После революции и ареста Царской Семьи она продолжала работать в лазарете, исполняя в столице поручения Императрицы и передавая письма. В ночь на 1-е августа 1917 года Царская семья уехала в Тобольск, куда прибыла 6-го августа и вскоре после этого туда же приехала сестра, везя с собой много писем и подарков. Поехала она по собственной инициативе с единственной целью быть ближе к Царской Семье, дабы иметь возможность быть ей полезной, если к тому представится возможность. «Утром на улице появилась Рита Хитрово, приехавшая из Петрограда, и побывала у Настеньки Гендриковой. Этого было достаточно, чтобы вечером у нея произвели обыск. Чорт знает что такое», – записывает Государь в своём дневнике 18-го августа.
Но обыском дело не ограничилось. На основании шифрованной телеграммы Керенского сестра моя была арестована и препровождена в Москву, куда прибыла 26-го августа и помещена в здание судебных установлений в Кремле. Следствие по ее «делу» поручено было следователю по особо важным делам Александрову. Но параллельно с этим делом и в известной степени независимо от него возникло другое, которое в связи с поездкой сестры явилось поводом поднятой Временным правительством тревоги...
У моей матери, рожденной Молоствовой, было имение в Мензелинском уезде Уфимской губернии, куда она решила поехать тогда, когда сестра направилась в Тобольск.
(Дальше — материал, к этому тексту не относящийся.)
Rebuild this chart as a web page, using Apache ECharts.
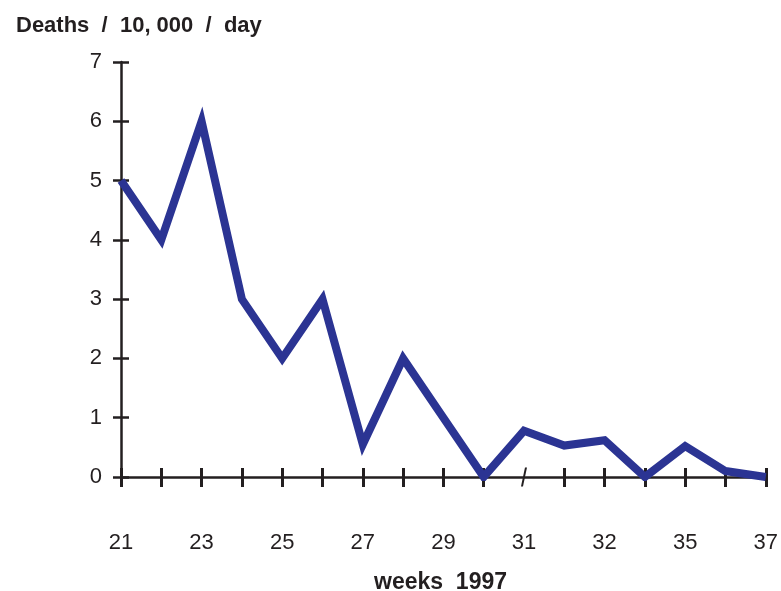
<!DOCTYPE html>
<html>
<head>
<meta charset="utf-8">
<script src="https://cdn.jsdelivr.net/npm/echarts@6/dist/echarts.min.js"></script>
<style>html,body{margin:0;padding:0;background:#fff}#c{width:781px;height:591px}</style>
</head>
<body>
<div id="c"></div>
<script>
// weeks (only every other is labelled in the reference)
const weeks = ['21','22','23','24','25','26','27','28','29','30','31','','32','','35','','37'];
const deaths = [5.0, 4.0, 6.0, 3.0, 2.0, 3.0, 0.55, 2.0, 1.0, 0.0, 0.78, 0.53, 0.62, 0.0, 0.52, 0.1, 0.0];
const yTicks = [0, 1, 2, 3, 4, 5, 6, 7];
const breakIndex = 10; // axis break mark at week 31

const chart = echarts.init(document.getElementById('c'));
const font = 'Liberation Sans, Arial, sans-serif';
const axisCol = '#231f20';
chart.setOption({
  animation: false,
  backgroundColor: '#ffffff',
  title: [
    {text: 'Deaths  /  10, 000  /  day', left: 11, top: 10,
     textStyle: {fontFamily: font, fontSize: 22, fontWeight: 'bold', color: '#231f20'}},
    {text: 'weeks  1997', left: 369, top: 566,
     textStyle: {fontFamily: font, fontSize: 23, fontWeight: 'bold', color: '#231f20'}}
  ],
  grid: {left: 121, right: 8, top: 62, bottom: 114, containLabel: false},
  xAxis: [
    {type: 'category', data: weeks, boundaryGap: false, position: 'bottom',
     axisLine: {lineStyle: {color: axisCol, width: 2.5}},
     axisTick: {length: 10, interval: (i) => i !== breakIndex, lineStyle: {color: axisCol, width: 3}},
     axisLabel: {interval: 1, margin: 55, fontFamily: font, fontSize: 22, color: '#231f20'},
     splitLine: {show: false}},
    {type: 'category', data: weeks, boundaryGap: false, position: 'bottom',
     axisLine: {show: false},
     axisTick: {inside: true, length: 9, interval: (i) => i !== breakIndex, lineStyle: {color: axisCol, width: 3}},
     axisLabel: {show: false}, splitLine: {show: false}}
  ],
  yAxis: [
    {type: 'value', min: yTicks[0], max: yTicks[yTicks.length - 1], interval: 1, position: 'left',
     axisLine: {show: true, lineStyle: {color: axisCol, width: 2.5}},
     axisTick: {show: true, length: 8, lineStyle: {color: axisCol, width: 2.5}},
     axisLabel: {margin: 19, fontFamily: font, fontSize: 22, color: '#231f20'},
     splitLine: {show: false}},
    {type: 'value', min: yTicks[0], max: yTicks[yTicks.length - 1], interval: 1, position: 'left',
     axisLine: {show: false},
     axisTick: {show: true, inside: true, length: 8, lineStyle: {color: axisCol, width: 2.5}},
     axisLabel: {show: false}, splitLine: {show: false}}
  ],
  series: [{
    type: 'line',
    data: deaths,
    xAxisIndex: 0, yAxisIndex: 0,
    symbol: 'none',
    lineStyle: {color: '#2b3493', width: 8, join: 'miter', cap: 'butt'},
    z: 1,
    markPoint: {
      silent: true,
      symbol: 'path://M3,0 L4.5,0 L1.5,10 L0,10 Z',
      symbolSize: [6, 19],
      itemStyle: {color: axisCol},
      label: {show: false},
      data: [{coord: [breakIndex, 0]}]
    }
  }]
});
</script>
</body>
</html>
За два дня до отъезда, к ней на квартиру явился вольноопределяющийся мотоциклист по фамилии Скакун, служивший на станции Режица и заявивший, что пришел по поручению казачьей воинской организации, собирающей деньги для спасения Царской семьи. Мать моя взяла у него воззвание, на бланках которого стояло: «Боже Царя храни».
Путь в Уфимское имение был длинный. Нужно было из Москвы доехать по железной дороге до Нижнего Новгорода, спуститься по Волге до устья Камы и подняться по Каме до Набережных Челнов. В купе поезда мать моя разговорилась с господином, производившем очень хорошее впечатление и внушавшем полное доверие. Люди нашего общества к конспиративной работе не были подготовлены и после некоторых колебаний мать моя предложила господину внести что-либо на освобождение Царской Семьи. К сожалению, господин этот оказался товарищем прокурора Нижегородского окружного суда, который по прибытии поезда в Нижний, немедленно доложил о слышанном прокурору суда. И последний в тот же вечер срочно выехал в Москву для доклада о «заговоре» прокурору Московской судебной палаты А.Ф. Сталю. Сталь, эмигрант 1905 года, вернувшись после революции в Россию, не медленно назначен был Керенским на занимаемую им должность. Он и забил тревогу. Когда пароход, на котором находилась моя мать, ошвартовался у пристани города Елабуга на Каме, то на него взошла полиция, мать была арестована и доставлена сперва к Сталю в Москву, а затем в Петроград, где содержалась под домашним арестом.